-- Provided material --
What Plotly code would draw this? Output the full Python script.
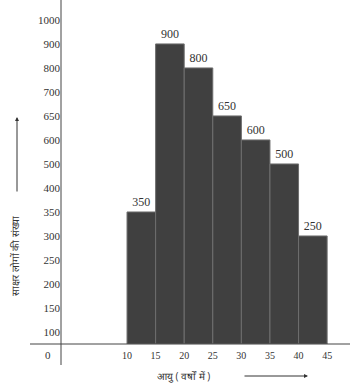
import numpy as np
import plotly.graph_objects as go

# Data
age_left = [10, 15, 20, 25, 30, 35, 40]
class_width = 5
freq_labels = [350, 900, 800, 650, 600, 500, 250]
# bar heights as read against the printed y-axis scale
freq_on_axis = [350, 900, 800, 650, 600, 500, 300]
x_ticks = [10, 15, 20, 25, 30, 35, 40, 45]
y_tick_labels = [100, 150, 200, 250, 300, 350, 400, 500, 600, 650, 700, 800, 900, 1000]

# printed axis is evenly spaced by label index
y_index = list(range(1, len(y_tick_labels) + 1))
baseline = 0.5
heights = np.interp(freq_on_axis, y_tick_labels, y_index)
centers = [a + class_width / 2 for a in age_left]

W, H = 356, 389
L, T, R, B = 61, 0, 6, 45
pw, ph = W - L - R, H - T - B

fig = go.Figure(go.Bar(
    x=centers, y=heights - baseline, base=baseline, width=class_width,
    marker=dict(color="#404040", line=dict(color="#6e6e6e", width=1)),
    text=[str(v) for v in freq_labels], textposition="outside",
    textfont=dict(family="Liberation Serif, serif", size=12, color="#333"),
    cliponaxis=False,
))

fig.update_layout(
    width=W, height=H, margin=dict(l=L, r=R, t=T, b=B, autoexpand=False),
    plot_bgcolor="white", paper_bgcolor="white", showlegend=False,
    xaxis=dict(range=[-1.55, 49.0], tickvals=x_ticks, ticktext=[str(v) for v in x_ticks],
               showgrid=False, zeroline=False, showline=False, ticks="", automargin=False,
               ticklabelstandoff=4,
               tickfont=dict(family="Liberation Serif, serif", size=10, color="#333")),
    yaxis=dict(range=[baseline, 14.83], tickvals=y_index, ticktext=[str(v) for v in y_tick_labels],
               showgrid=False, zeroline=False, showline=False, ticks="", automargin=False,
               tickfont=dict(family="Liberation Serif, serif", size=11, color="#333")),
    shapes=[
        dict(type="line", xref="paper", yref="paper", x0=0, x1=0, y0=1, y1=-(365 - 344) / ph,
             line=dict(color="#444", width=1)),
        dict(type="line", xref="paper", yref="paper", x0=-(61 - 30) / pw, x1=1, y0=0, y1=0,
             line=dict(color="#444", width=1)),
    ],
    annotations=[
        dict(text="0", xref="paper", yref="paper", x=(48 - L) / pw, y=-(355 - 344) / ph,
             xanchor="center", yanchor="middle",
             showarrow=False, font=dict(family="Liberation Serif, serif", size=11, color="#333")),
        dict(text="आयु ( वर्षों में )", xref="paper", yref="paper",
             x=(183 - L) / pw, y=-(376 - 344) / ph, xanchor="center", yanchor="middle",
             showarrow=False, font=dict(size=10, color="#333")),
        dict(text="", xref="paper", yref="paper", axref="pixel", ayref="pixel",
             x=(308 - L) / pw, y=-(376 - 344) / ph, ax=-65, ay=0,
             showarrow=True, arrowhead=2, arrowsize=0.8, arrowwidth=1, arrowcolor="#333"),
        dict(text="साक्षर लोगों की संख्या", xref="paper", yref="paper",
             x=(15 - L) / pw, y=(344 - 256) / ph, xanchor="center", yanchor="middle",
             textangle=-90, showarrow=False, font=dict(size=10, color="#333")),
        dict(text="", xref="paper", yref="paper", axref="pixel", ayref="pixel",
             x=(17 - L) / pw, y=(344 - 117) / ph, ax=0, ay=76,
             showarrow=True, arrowhead=2, arrowsize=0.8, arrowwidth=1, arrowcolor="#333"),
    ],
)

fig.write_html("out.html", config={"displayModeBar": False},
               post_script="document.body.style.margin='0px';")
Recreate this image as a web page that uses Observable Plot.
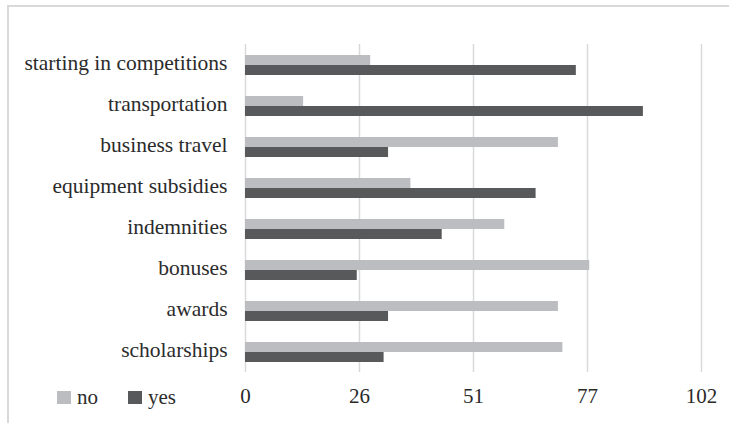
<!DOCTYPE html>
<html>
<head>
<meta charset="utf-8">
<script src="https://cdn.jsdelivr.net/npm/d3@7"></script>
<script src="https://cdn.jsdelivr.net/npm/@observablehq/plot@0.6"></script>
<style>
  html, body { margin: 0; padding: 0; background: #fff; overflow: hidden; }
  #wrap { position: relative; width: 729px; height: 423px; overflow: hidden; }
  #frame { position: absolute; left: 7px; top: 5px; width: 760px; height: 460px;
           border: 2px solid #d9d9d9; box-sizing: border-box; pointer-events: none; }
  #legend { position: absolute; left: 57px; top: 385px; display: flex; align-items: center;
            font-family: "Liberation Serif", serif; font-size: 21px; color: #2b2b2b; }
  #legend .item { display: flex; align-items: center; margin-right: 30px; }
  #legend .sw { width: 14px; height: 13px; margin-right: 6px; }
</style>
</head>
<body>
<div id="wrap">
  <div id="chart"></div>
  <div id="frame"></div>
  <div id="legend"></div>
</div>
<script>
// Payment categories, top to bottom
const categories = [
  "starting in competitions",
  "transportation",
  "business travel",
  "equipment subsidies",
  "indemnities",
  "bonuses",
  "awards",
  "scholarships"
];
const series = ["no", "yes"];
const noValues  = [28, 13, 70, 37, 58, 77, 70, 71];
const yesValues = [74, 89, 32, 65, 44, 25, 32, 31];
const seriesColors = ["#bcbdc0", "#58595b"];
const xTicks = [0, 25.5, 51, 76.5, 102];

const rows = categories.flatMap((c, i) => [
  {category: c, series: "no", value: noValues[i]},
  {category: c, series: "yes", value: yesValues[i]}
]);

const chart = Plot.plot({
  width: 729,
  height: 423,
  marginTop: 43,
  marginBottom: 51,
  marginLeft: 245,
  marginRight: 28,
  style: {fontFamily: "Liberation Serif, serif", fontSize: "20px", color: "#2b2b2b", background: "transparent"},
  x: {domain: [0, 102]},
  fy: {domain: categories, padding: 0},
  y: {domain: series, paddingInner: 0, paddingOuter: 0.873, axis: null},
  color: {domain: series, range: seriesColors},
  marks: [
    Plot.gridX(xTicks, {stroke: "#d9d9d9", strokeOpacity: 1, strokeWidth: 1.5}),
    Plot.barX(rows, {x: "value", y: "series", fy: "category", fill: "series"}),
    Plot.axisX(xTicks, {tickSize: 0, tickPadding: 16, tickFormat: d => Math.round(d), label: null, fontSize: 21, fill: "#2b2b2b"}),
    Plot.axisFy({anchor: "left", tickSize: 0, tickPadding: 18, label: null, fontSize: 21.5, dy: -2, fill: "#2b2b2b"})
  ]
});
document.getElementById("chart").appendChild(chart);

const legend = document.getElementById("legend");
series.forEach((s, i) => {
  const item = document.createElement("div");
  item.className = "item";
  const sw = document.createElement("div");
  sw.className = "sw";
  sw.style.background = seriesColors[i];
  const label = document.createElement("span");
  label.textContent = s;
  item.appendChild(sw);
  item.appendChild(label);
  legend.appendChild(item);
});
</script>
</body>
</html>
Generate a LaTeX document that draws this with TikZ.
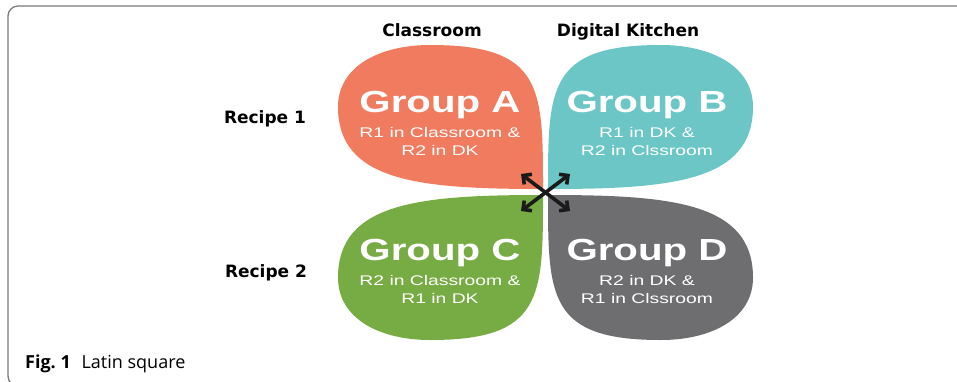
\documentclass[tikz,border=0pt]{standalone}
\usepackage{fontspec}
\setmainfont{DejaVu Sans}
\newfontfamily\grpfont[FakeStretch=1.32]{Liberation Sans}
\newfontfamily\linefont[FakeStretch=1.38]{Liberation Sans}
\newfontfamily\labelfont{DejaVu Sans}
\newfontfamily\capfont{Open Sans}
\usetikzlibrary{arrows.meta}

\definecolor{petalA}{HTML}{F07B5F}
\definecolor{petalB}{HTML}{6CC6C6}
\definecolor{petalC}{HTML}{77AB43}
\definecolor{petalD}{HTML}{6E6E71}
\definecolor{framegray}{HTML}{7A7A7A}
\definecolor{arrowink}{HTML}{1A1A1A}

% one leaf of the clover: sharp corner at the origin, bulging into x<0, y<0
\newcommand{\leaf}[1]{%
  \fill[#1] (0,0) .. controls (-0.6,0) and (-1,-0.05) .. (-1,-0.57)
    .. controls (-1,-0.85) and (-0.8,-1) .. (-0.55,-1)
    .. controls (0,-1) and (0,-0.7) .. (0,0) -- cycle;}

\tikzset{
  grouptitle/.style={text=white, inner sep=0pt, anchor=base,
    font=\grpfont\bfseries\fontsize{30.5}{30.5}\selectfont},
  groupline/.style={text=white, inner sep=0pt, anchor=base,
    font=\linefont\fontsize{14}{14}\selectfont},
  headlabel/.style={text=black, inner sep=0pt, anchor=base,
    font=\labelfont\bfseries\fontsize{17}{17}\selectfont},
  swap/.style={draw=arrowink, line width=3.6pt,
    {Straight Barb[angle=90:9pt]}-{Straight Barb[angle=90:9pt]}},
}

\begin{document}
\begin{tikzpicture}[x=1pt, y=-1pt]
\useasboundingbox (0,0) rectangle (957,381);

% frame of the figure
\draw[framegray, line width=1.3pt, rounded corners=10pt]
  (970,6) -- (8,6) -- (8,386) -- (970,386);

% the four leaves
\begin{scope}[shift={(543,189)}, x=205pt, y=-144pt]\leaf{petalA}\end{scope}
\begin{scope}[shift={(548,189)}, x=-205pt, y=-144pt]\leaf{petalB}\end{scope}
\begin{scope}[shift={(543,195)}, x=205pt, y=145pt]\leaf{petalC}\end{scope}
\begin{scope}[shift={(548,195)}, x=-205pt, y=145pt]\leaf{petalD}\end{scope}

% column and row headings
\node[headlabel] (classroom) at (432,36) {Classroom};
\node[headlabel] (kitchen) at (628,36) {Digital Kitchen};
\node[headlabel] (recipe1) at (265,123) {Recipe 1};
\node[headlabel] (recipe2) at (266,277) {Recipe 2};

% group texts
\node[grouptitle] (ga) at (440,112) {Group A};
\node[groupline] (ga1) at (440,137) {R1 in Classroom \&};
\node[groupline] (ga2) at (440,155) {R2 in DK};

\node[grouptitle] (gb) at (647,112) {Group B};
\node[groupline] (gb1) at (647,137) {R1 in DK \&};
\node[groupline] (gb2) at (647,155) {R2 in Clssroom};

\node[grouptitle] (gc) at (440,260) {Group C};
\node[groupline] (gc1) at (440,285) {R2 in Classroom \&};
\node[groupline] (gc2) at (440,303) {R1 in DK};

\node[grouptitle] (gd) at (647,260) {Group D};
\node[groupline] (gd1) at (647,285) {R2 in DK \&};
\node[groupline] (gd2) at (647,303) {R1 in Clssroom};

% crossing double arrows at the centre
\coordinate (nw) at (521,174);
\coordinate (se) at (570,211);
\coordinate (sw) at (521,211);
\coordinate (ne) at (570,174);
\draw[swap] (nw) -- (se);
\draw[swap] (sw) -- (ne);

% caption
\node[anchor=base west, inner sep=0pt, font=\capfont\fontsize{18}{18}\selectfont]
  (caption) at (25,368) {\textbf{Fig.~1}\hspace{0.6em}Latin square};
\end{tikzpicture}
\end{document}
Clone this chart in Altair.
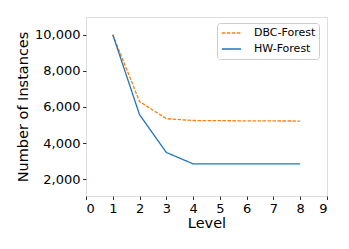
import altair as alt
import pandas as pd

levels = [1, 2, 3, 4, 5, 6, 7, 8]
dbc_forest = [10000, 6300, 5350, 5250, 5240, 5230, 5225, 5220]
hw_forest = [10000, 5570, 3480, 2850, 2850, 2850, 2850, 2850]
series_names = ["DBC-Forest", "HW-Forest"]
series_colors = ["#ff7f0e", "#1f77b4"]
x_ticks = [0, 1, 2, 3, 4, 5, 6, 7, 8, 9]
y_ticks = [2000, 4000, 6000, 8000, 10000]

rows = []
for name, vals in zip(series_names, [dbc_forest, hw_forest]):
    for lv, v in zip(levels, vals):
        rows.append({"Level": lv, "Instances": v, "Series": name})
df = pd.DataFrame(rows)

FONT = "DejaVu Sans"

chart = alt.Chart(df).mark_line(strokeWidth=1.3).encode(
    x=alt.X("Level:Q",
            scale=alt.Scale(domain=[0, 9], nice=False, zero=False),
            axis=alt.Axis(values=x_ticks, title="Level", grid=False,
                          domain=False, tickColor="#333", tickSize=3.5,
                          labelPadding=2.5, labelFontSize=13, labelFont=FONT,
                          labelColor="#000", titleFont=FONT, titleFontSize=14.5,
                          titleFontWeight="normal", titleColor="#000",
                          titleX=120.5, titleY=27, titleBaseline="middle",
                          titleAlign="center")),
    y=alt.Y("Instances:Q",
            scale=alt.Scale(domain=[1070, 10980], nice=False, zero=False),
            axis=alt.Axis(values=y_ticks, format=",d", title="Number of Instances",
                          grid=False, domain=False, tickColor="#333", tickSize=3.5,
                          labelPadding=2.5, labelFontSize=13, labelFont=FONT,
                          labelColor="#000", titleFont=FONT, titleFontSize=14.5,
                          titleFontWeight="normal", titleColor="#000",
                          titleAngle=-90, titleX=-63, titleY=89.5,
                          titleBaseline="middle", titleAlign="center")),
    color=alt.Color("Series:N",
                    scale=alt.Scale(domain=series_names, range=series_colors),
                    legend=alt.Legend(title=None, orient="none", legendX=131, legendY=6,
                                      symbolType="stroke", symbolSize=372,
                                      symbolStrokeWidth=1.3, symbolOffset=1,
                                      labelFont=FONT, clipHeight=14,
                                      labelFontSize=11, labelColor="#000",
                                      labelOffset=12, padding=3, rowPadding=2,
                                      strokeColor="#cccccc", cornerRadius=3,
                                      fillColor="white")),
    strokeDash=alt.StrokeDash("Series:N",
                              scale=alt.Scale(domain=series_names,
                                              range=[[3.5, 1.5], [1, 0]]),
                              legend=None),
).properties(
    width=241,
    height=179,
    padding={"left": 78, "top": 9, "right": 14, "bottom": 45},
    autosize=alt.AutoSizeParams(type="none"),
).configure_view(
    stroke="#777", strokeWidth=1
).configure(background="white")

chart.save("out.html", embed_options={"renderer": "svg", "actions": False})
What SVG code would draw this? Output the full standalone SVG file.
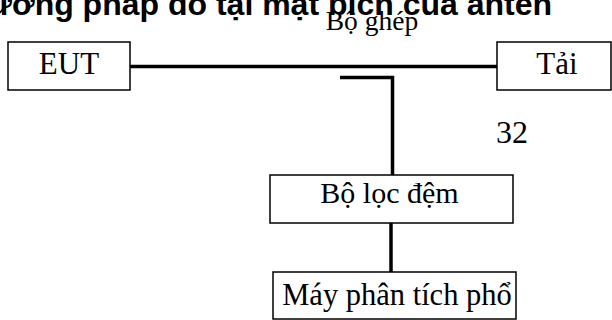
<svg xmlns="http://www.w3.org/2000/svg" width="612" height="320" viewBox="0 0 612 320">
<style>
.box{fill:#fff;stroke:#000;stroke-width:1.5}
.lbl{font-family:"Liberation Serif","Times New Roman",serif;fill:#000;text-anchor:middle}
.wire{stroke:#000;stroke-width:3.5;fill:none}
</style>
<rect width="612" height="320" fill="#fff"/>
<text x="552" y="15" font-family="'Liberation Sans',Arial,sans-serif" font-weight="bold" font-size="32" text-anchor="end">Phương pháp đo tại mặt bích của anten</text>
<text class="lbl" x="372" y="30" font-size="27.5">Bộ ghép</text>
<text class="lbl" x="512" y="143" font-size="32">32</text>
<g id="connectors">
<line class="wire" x1="130" y1="66.5" x2="497" y2="66.5"/>
<polyline class="wire" points="340,77.5 392.5,77.5 392.5,175"/>
<line class="wire" x1="391" y1="223" x2="391" y2="272"/>
</g>
<g id="eut">
<rect class="box" x="8" y="42" width="122" height="48"/>
<text class="lbl" x="69" y="74" font-size="31">EUT</text>
</g>
<g id="tai">
<rect class="box" x="497" y="42" width="114" height="48"/>
<text class="lbl" x="557" y="74" font-size="31">Tải</text>
</g>
<g id="boloc">
<rect class="box" x="270" y="175" width="243" height="48"/>
<text class="lbl" x="389.5" y="203" font-size="30">Bộ lọc đệm</text>
</g>
<g id="may">
<rect class="box" x="273" y="272" width="243" height="47"/>
<text class="lbl" x="397" y="305" font-size="30.5">Máy phân tích phổ</text>
</g>
</svg>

-- Goal of the exercise --
Among the lines of the listing, how many hold the string "would"? Respond with only the number.

-- Solved problem --
2